◆ Requirement
Give the material once more, word for word, without any images.

◆ Material
──────

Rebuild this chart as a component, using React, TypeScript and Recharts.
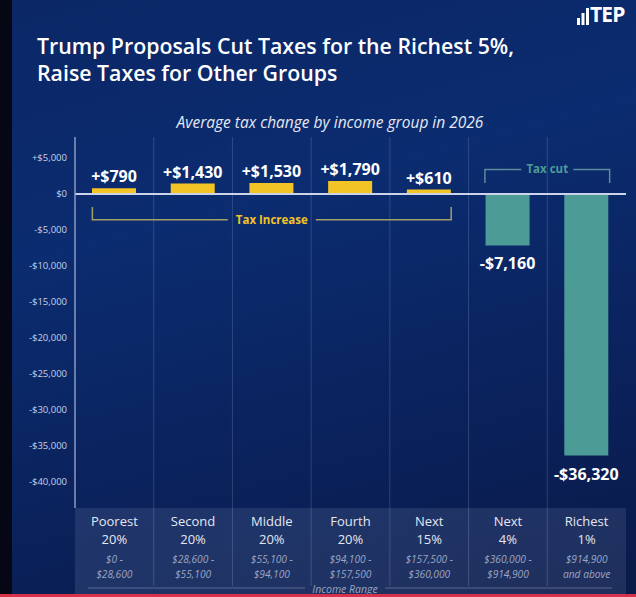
import { Bar, BarChart, CartesianGrid, Cell, LabelList, ReferenceLine, XAxis, YAxis } from "recharts";

const groups = ["Poorest", "Second", "Middle", "Fourth", "Next", "Next", "Richest"];
const shares = ["20%", "20%", "20%", "20%", "15%", "4%", "1%"];
const rangeFrom = ["$0 -", "$28,600 -", "$55,100 -", "$94,100 -", "$157,500 -", "$360,000 -", "$914,900"];
const rangeTo = ["$28,600", "$55,100", "$94,100", "$157,500", "$360,000", "$914,900", "and above"];
const taxChange = [790, 1430, 1530, 1790, 610, -7160, -36320];
const yTicks = [5000, 0, -5000, -10000, -15000, -20000, -25000, -30000, -35000, -40000];

const data = groups.map((g, i) => ({ key: `${g} ${shares[i]}`, value: taxChange[i] }));

// layout
const W = 636;
const H = 597;
const TOP = 137;
const LEFT = 75;
const RIGHT = 626;
const BOTTOM = 508;
const Y_MAX = 7900;
const Y_MIN = -43600;
const BAND = (RIGHT - LEFT) / groups.length;
const BAR = 44;

const font = "'Open Sans', sans-serif";
const YELLOW = "#F2C425";
const TEAL = "#4D9B97";

const yPx = (v: number) => TOP + ((Y_MAX - v) / (Y_MAX - Y_MIN)) * (BOTTOM - TOP);
const barLeft = (i: number) => LEFT + BAND * i + (BAND - BAR) / 2;

const money = (v: number) => {
  const s = "$" + Math.abs(v).toLocaleString("en-US");
  return v > 0 ? "+" + s : v < 0 ? "-" + s : s;
};

function ValueLabel(props: any) {
  const { x, y, width, height, value } = props;
  const cx = x + width / 2;
  const top = Math.min(y, y + height);
  const bottom = Math.max(y, y + height);
  return (
    <text
      x={cx}
      y={value >= 0 ? top - 6 : bottom + 24}
      textAnchor="middle"
      fill="#fff"
      fontFamily={font}
      fontWeight={700}
      fontSize={16}
    >
      {money(value)}
    </text>
  );
}

function GroupTick(props: any) {
  const { x, y, index } = props;
  const left = x - BAND / 2;
  return (
    <g>
      <rect x={left} y={y} width={BAND} height={H - y} fill="rgba(140,160,200,0.16)" />
      {index > 0 && <line x1={left} x2={left} y1={y} y2={y + 78} stroke="rgba(200,210,235,0.22)" />}
      <text x={x} y={y + 18} textAnchor="middle" fill="#e3e7f1" fontFamily={font} fontSize={13}>
        {groups[index]}
      </text>
      <text x={x} y={y + 36} textAnchor="middle" fill="#e3e7f1" fontFamily={font} fontSize={13}>
        {shares[index]}
      </text>
      <text x={x} y={y + 55} textAnchor="middle" fill="#9ba6c2" fontFamily={font} fontStyle="italic" fontSize={10.2}>
        {rangeFrom[index]}
      </text>
      <text x={x} y={y + 70} textAnchor="middle" fill="#9ba6c2" fontFamily={font} fontStyle="italic" fontSize={10.2}>
        {rangeTo[index]}
      </text>
    </g>
  );
}

function Annotations() {
  const incL = barLeft(0);
  const incR = barLeft(4) + BAR;
  const incY = yPx(-3600);
  const incTop = yPx(-1800);
  const incMid = (incL + incR) / 2;
  const cutL = barLeft(5) - 1;
  const cutR = barLeft(6) + BAR + 1;
  const cutY = yPx(3400);
  const cutBot = yPx(1500);
  const cutMid = (cutL + cutR) / 2;
  return (
    <svg width={W} height={H} style={{ position: "absolute", left: 0, top: 0, pointerEvents: "none" }}>
      <g fill="none" stroke="#a39f68" strokeWidth={1.5}>
        <polyline points={`${incL},${incTop} ${incL},${incY} ${incMid - 44},${incY}`} />
        <polyline points={`${incMid + 44},${incY} ${incR},${incY} ${incR},${incTop}`} />
      </g>
      <text x={incMid} y={incY + 4} textAnchor="middle" fill={YELLOW} fontFamily={font} fontWeight={700} fontSize={11.5}>
        Tax Increase
      </text>
      <g fill="none" stroke="#5b8c98" strokeWidth={1.5}>
        <polyline points={`${cutL},${cutBot} ${cutL},${cutY} ${cutMid - 26},${cutY}`} />
        <polyline points={`${cutMid + 26},${cutY} ${cutR},${cutY} ${cutR},${cutBot}`} />
      </g>
      <text x={cutMid} y={cutY + 4} textAnchor="middle" fill={TEAL} fontFamily={font} fontWeight={700} fontSize={11.5}>
        Tax cut
      </text>
      <g stroke="rgba(200,210,235,0.35)" strokeWidth={1}>
        <line x1={88} x2={305} y1={588} y2={588} />
        <line x1={385} x2={612} y1={588} y2={588} />
      </g>
      <text x={345} y={593} textAnchor="middle" fill="#9ba6c2" fontFamily={font} fontStyle="italic" fontSize={10.5}>
        Income Range
      </text>
      <rect x={0} y={H - 3} width={W} height={3} fill="#d8324a" />
    </svg>
  );
}

export default function App() {
  return (
    <div
      style={{
        position: "absolute",
        left: 0,
        top: 0,
        width: W,
        height: H,
        overflow: "hidden",
        background: "linear-gradient(165deg, #0b2766 0%, #0b2c70 35%, #0a2058 75%, #0a1a48 100%)",
        fontFamily: font,
      }}
    >
      <div style={{ position: "absolute", left: 0, top: 0, width: 12, height: H, background: "#050814" }} />
      <div style={{ position: "absolute", left: 577, top: 4, display: "flex", alignItems: "flex-end" }}>
        <svg width={13} height={17}>
          <rect x={0} y={10} width={3} height={7} fill="#fff" />
          <rect x={4.5} y={5} width={3} height={12} fill="#fff" />
          <rect x={9} y={0} width={3} height={17} fill="#fff" />
        </svg>
        <span style={{ color: "#fff", fontWeight: 700, fontSize: 21, lineHeight: "21px", letterSpacing: -0.8 }}>TEP</span>
      </div>
      <div
        style={{
          position: "absolute",
          left: 37,
          top: 32,
          color: "#fff",
          fontWeight: 600,
          fontSize: 21.3,
          lineHeight: "27px",
        }}
      >
        Trump Proposals Cut Taxes for the Richest 5%,
        <br />
        Raise Taxes for Other Groups
      </div>
      <div
        style={{
          position: "absolute",
          left: 0,
          width: 660,
          top: 111,
          textAlign: "center",
          color: "#e4e8f2",
          fontStyle: "italic",
          fontSize: 15.5,
        }}
      >
        Average tax change by income group in 2026
      </div>
      <div style={{ position: "absolute", left: 0, top: 0 }}>
        <BarChart
          width={W}
          height={H}
          data={data}
          margin={{ top: TOP, right: W - RIGHT, bottom: 0, left: 15 }}
        >
          <CartesianGrid
            horizontal={false}
            stroke="rgba(190,200,230,0.2)"
            verticalCoordinatesGenerator={() => [1, 2, 3, 4, 5, 6].map((k) => LEFT + BAND * k)}
          />
          <XAxis
            dataKey="key"
            height={H - BOTTOM}
            axisLine={false}
            tickLine={false}
            tickSize={0}
            tickMargin={0}
            interval={0}
            tick={<GroupTick />}
          />
          <YAxis
            width={60}
            domain={[Y_MIN, Y_MAX]}
            ticks={yTicks}
            allowDataOverflow
            tickFormatter={money}
            tickLine={false}
            axisLine={{ stroke: "#8d98c4", strokeWidth: 1.5 }}
            tick={{ fill: "#c9d0e4", fontSize: 9.5, fontFamily: font }}
          />
          <ReferenceLine y={0} stroke="#ccd4ec" strokeWidth={2} />
          <Bar dataKey="value" barSize={BAR} isAnimationActive={false}>
            {data.map((d) => (
              <Cell key={d.key} fill={d.value >= 0 ? YELLOW : TEAL} />
            ))}
            <LabelList dataKey="value" content={<ValueLabel />} />
          </Bar>
        </BarChart>
      </div>
      <Annotations />
    </div>
  );
}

──────

◆ Output below
Rebuild this chart as a component, using React, TypeScript and Recharts.
import { Bar, BarChart, CartesianGrid, Cell, LabelList, ReferenceLine, XAxis, YAxis } from "recharts";

const groups = ["Poorest", "Second", "Middle", "Fourth", "Next", "Next", "Richest"];
const shares = ["20%", "20%", "20%", "20%", "15%", "4%", "1%"];
const rangeFrom = ["$0 -", "$28,600 -", "$55,100 -", "$94,100 -", "$157,500 -", "$360,000 -", "$914,900"];
const rangeTo = ["$28,600", "$55,100", "$94,100", "$157,500", "$360,000", "$914,900", "and above"];
const taxChange = [790, 1430, 1530, 1790, 610, -7160, -36320];
const yTicks = [5000, 0, -5000, -10000, -15000, -20000, -25000, -30000, -35000, -40000];

const data = groups.map((g, i) => ({ key: `${g} ${shares[i]}`, value: taxChange[i] }));

// layout
const W = 636;
const H = 597;
const TOP = 137;
const LEFT = 75;
const RIGHT = 626;
const BOTTOM = 508;
const Y_MAX = 7900;
const Y_MIN = -43600;
const BAND = (RIGHT - LEFT) / groups.length;
const BAR = 44;

const font = "'Open Sans', sans-serif";
const YELLOW = "#F2C425";
const TEAL = "#4D9B97";

const yPx = (v: number) => TOP + ((Y_MAX - v) / (Y_MAX - Y_MIN)) * (BOTTOM - TOP);
const barLeft = (i: number) => LEFT + BAND * i + (BAND - BAR) / 2;

const money = (v: number) => {
  const s = "$" + Math.abs(v).toLocaleString("en-US");
  return v > 0 ? "+" + s : v < 0 ? "-" + s : s;
};

function ValueLabel(props: any) {
  const { x, y, width, height, value } = props;
  const cx = x + width / 2;
  const top = Math.min(y, y + height);
  const bottom = Math.max(y, y + height);
  return (
    <text
      x={cx}
      y={value >= 0 ? top - 6 : bottom + 24}
      textAnchor="middle"
      fill="#fff"
      fontFamily={font}
      fontWeight={700}
      fontSize={16}
    >
      {money(value)}
    </text>
  );
}

function GroupTick(props: any) {
  const { x, y, index } = props;
  const left = x - BAND / 2;
  return (
    <g>
      <rect x={left} y={y} width={BAND} height={H - y} fill="rgba(140,160,200,0.16)" />
      {index > 0 && <line x1={left} x2={left} y1={y} y2={y + 78} stroke="rgba(200,210,235,0.22)" />}
      <text x={x} y={y + 18} textAnchor="middle" fill="#e3e7f1" fontFamily={font} fontSize={13}>
        {groups[index]}
      </text>
      <text x={x} y={y + 36} textAnchor="middle" fill="#e3e7f1" fontFamily={font} fontSize={13}>
        {shares[index]}
      </text>
      <text x={x} y={y + 55} textAnchor="middle" fill="#9ba6c2" fontFamily={font} fontStyle="italic" fontSize={10.2}>
        {rangeFrom[index]}
      </text>
      <text x={x} y={y + 70} textAnchor="middle" fill="#9ba6c2" fontFamily={font} fontStyle="italic" fontSize={10.2}>
        {rangeTo[index]}
      </text>
    </g>
  );
}

function Annotations() {
  const incL = barLeft(0);
  const incR = barLeft(4) + BAR;
  const incY = yPx(-3600);
  const incTop = yPx(-1800);
  const incMid = (incL + incR) / 2;
  const cutL = barLeft(5) - 1;
  const cutR = barLeft(6) + BAR + 1;
  const cutY = yPx(3400);
  const cutBot = yPx(1500);
  const cutMid = (cutL + cutR) / 2;
  return (
    <svg width={W} height={H} style={{ position: "absolute", left: 0, top: 0, pointerEvents: "none" }}>
      <g fill="none" stroke="#a39f68" strokeWidth={1.5}>
        <polyline points={`${incL},${incTop} ${incL},${incY} ${incMid - 44},${incY}`} />
        <polyline points={`${incMid + 44},${incY} ${incR},${incY} ${incR},${incTop}`} />
      </g>
      <text x={incMid} y={incY + 4} textAnchor="middle" fill={YELLOW} fontFamily={font} fontWeight={700} fontSize={11.5}>
        Tax Increase
      </text>
      <g fill="none" stroke="#5b8c98" strokeWidth={1.5}>
        <polyline points={`${cutL},${cutBot} ${cutL},${cutY} ${cutMid - 26},${cutY}`} />
        <polyline points={`${cutMid + 26},${cutY} ${cutR},${cutY} ${cutR},${cutBot}`} />
      </g>
      <text x={cutMid} y={cutY + 4} textAnchor="middle" fill={TEAL} fontFamily={font} fontWeight={700} fontSize={11.5}>
        Tax cut
      </text>
      <g stroke="rgba(200,210,235,0.35)" strokeWidth={1}>
        <line x1={88} x2={305} y1={588} y2={588} />
        <line x1={385} x2={612} y1={588} y2={588} />
      </g>
      <text x={345} y={593} textAnchor="middle" fill="#9ba6c2" fontFamily={font} fontStyle="italic" fontSize={10.5}>
        Income Range
      </text>
      <rect x={0} y={H - 3} width={W} height={3} fill="#d8324a" />
    </svg>
  );
}

export default function App() {
  return (
    <div
      style={{
        position: "absolute",
        left: 0,
        top: 0,
        width: W,
        height: H,
        overflow: "hidden",
        background: "linear-gradient(165deg, #0b2766 0%, #0b2c70 35%, #0a2058 75%, #0a1a48 100%)",
        fontFamily: font,
      }}
    >
      <div style={{ position: "absolute", left: 0, top: 0, width: 12, height: H, background: "#050814" }} />
      <div style={{ position: "absolute", left: 577, top: 4, display: "flex", alignItems: "flex-end" }}>
        <svg width={13} height={17}>
          <rect x={0} y={10} width={3} height={7} fill="#fff" />
          <rect x={4.5} y={5} width={3} height={12} fill="#fff" />
          <rect x={9} y={0} width={3} height={17} fill="#fff" />
        </svg>
        <span style={{ color: "#fff", fontWeight: 700, fontSize: 21, lineHeight: "21px", letterSpacing: -0.8 }}>TEP</span>
      </div>
      <div
        style={{
          position: "absolute",
          left: 37,
          top: 32,
          color: "#fff",
          fontWeight: 600,
          fontSize: 21.3,
          lineHeight: "27px",
        }}
      >
        Trump Proposals Cut Taxes for the Richest 5%,
        <br />
        Raise Taxes for Other Groups
      </div>
      <div
        style={{
          position: "absolute",
          left: 0,
          width: 660,
          top: 111,
          textAlign: "center",
          color: "#e4e8f2",
          fontStyle: "italic",
          fontSize: 15.5,
        }}
      >
        Average tax change by income group in 2026
      </div>
      <div style={{ position: "absolute", left: 0, top: 0 }}>
        <BarChart
          width={W}
          height={H}
          data={data}
          margin={{ top: TOP, right: W - RIGHT, bottom: 0, left: 15 }}
        >
          <CartesianGrid
            horizontal={false}
            stroke="rgba(190,200,230,0.2)"
            verticalCoordinatesGenerator={() => [1, 2, 3, 4, 5, 6].map((k) => LEFT + BAND * k)}
          />
          <XAxis
            dataKey="key"
            height={H - BOTTOM}
            axisLine={false}
            tickLine={false}
            tickSize={0}
            tickMargin={0}
            interval={0}
            tick={<GroupTick />}
          />
          <YAxis
            width={60}
            domain={[Y_MIN, Y_MAX]}
            ticks={yTicks}
            allowDataOverflow
            tickFormatter={money}
            tickLine={false}
            axisLine={{ stroke: "#8d98c4", strokeWidth: 1.5 }}
            tick={{ fill: "#c9d0e4", fontSize: 9.5, fontFamily: font }}
          />
          <ReferenceLine y={0} stroke="#ccd4ec" strokeWidth={2} />
          <Bar dataKey="value" barSize={BAR} isAnimationActive={false}>
            {data.map((d) => (
              <Cell key={d.key} fill={d.value >= 0 ? YELLOW : TEAL} />
            ))}
            <LabelList dataKey="value" content={<ValueLabel />} />
          </Bar>
        </BarChart>
      </div>
      <Annotations />
    </div>
  );
}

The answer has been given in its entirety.